## Task
Records follow. Pull out every line that contains "this".

## Data for the task
— begin —
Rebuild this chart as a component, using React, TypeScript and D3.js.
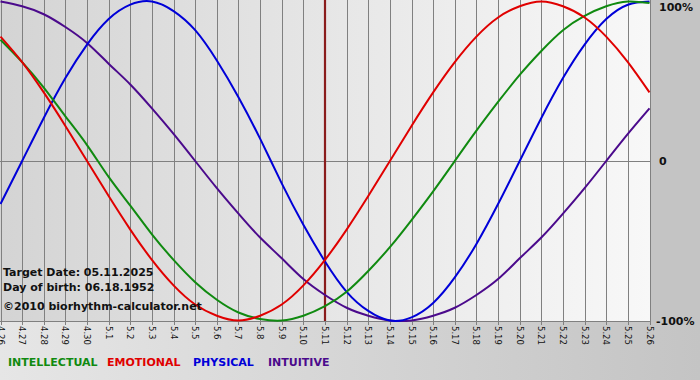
— end —
— begin —
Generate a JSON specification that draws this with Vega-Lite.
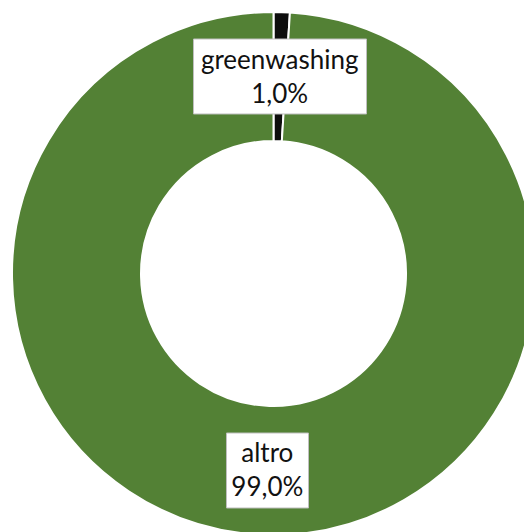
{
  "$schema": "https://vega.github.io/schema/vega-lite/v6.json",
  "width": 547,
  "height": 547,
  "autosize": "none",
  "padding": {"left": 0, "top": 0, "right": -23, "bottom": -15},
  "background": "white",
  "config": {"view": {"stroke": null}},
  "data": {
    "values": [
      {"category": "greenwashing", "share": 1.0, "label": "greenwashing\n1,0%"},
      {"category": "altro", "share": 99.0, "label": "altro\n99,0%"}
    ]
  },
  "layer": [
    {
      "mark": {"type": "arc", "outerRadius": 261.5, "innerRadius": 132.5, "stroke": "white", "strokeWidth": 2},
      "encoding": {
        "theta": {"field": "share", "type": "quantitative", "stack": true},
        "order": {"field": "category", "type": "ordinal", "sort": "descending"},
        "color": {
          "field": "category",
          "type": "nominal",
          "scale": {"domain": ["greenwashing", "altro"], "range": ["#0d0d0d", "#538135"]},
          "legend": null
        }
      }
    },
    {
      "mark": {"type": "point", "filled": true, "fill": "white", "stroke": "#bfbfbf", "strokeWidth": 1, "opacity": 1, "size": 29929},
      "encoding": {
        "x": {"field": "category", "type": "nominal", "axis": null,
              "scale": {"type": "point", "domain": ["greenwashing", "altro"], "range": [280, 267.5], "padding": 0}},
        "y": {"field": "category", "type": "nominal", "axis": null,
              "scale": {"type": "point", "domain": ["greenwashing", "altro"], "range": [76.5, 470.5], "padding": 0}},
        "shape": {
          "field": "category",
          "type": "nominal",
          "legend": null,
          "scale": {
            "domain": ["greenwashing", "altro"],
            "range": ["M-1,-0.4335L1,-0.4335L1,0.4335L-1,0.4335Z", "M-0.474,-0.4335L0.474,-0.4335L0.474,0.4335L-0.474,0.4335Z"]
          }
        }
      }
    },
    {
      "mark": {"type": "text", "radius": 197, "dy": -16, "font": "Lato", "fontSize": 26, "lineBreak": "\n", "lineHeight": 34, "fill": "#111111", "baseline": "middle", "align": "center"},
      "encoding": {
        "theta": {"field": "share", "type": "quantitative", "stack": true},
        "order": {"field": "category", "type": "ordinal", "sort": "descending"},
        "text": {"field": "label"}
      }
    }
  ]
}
— end —
## Complete answer
Rebuild this chart as a component, using React, TypeScript and D3.js.
Generate a JSON specification that draws this with Vega-Lite.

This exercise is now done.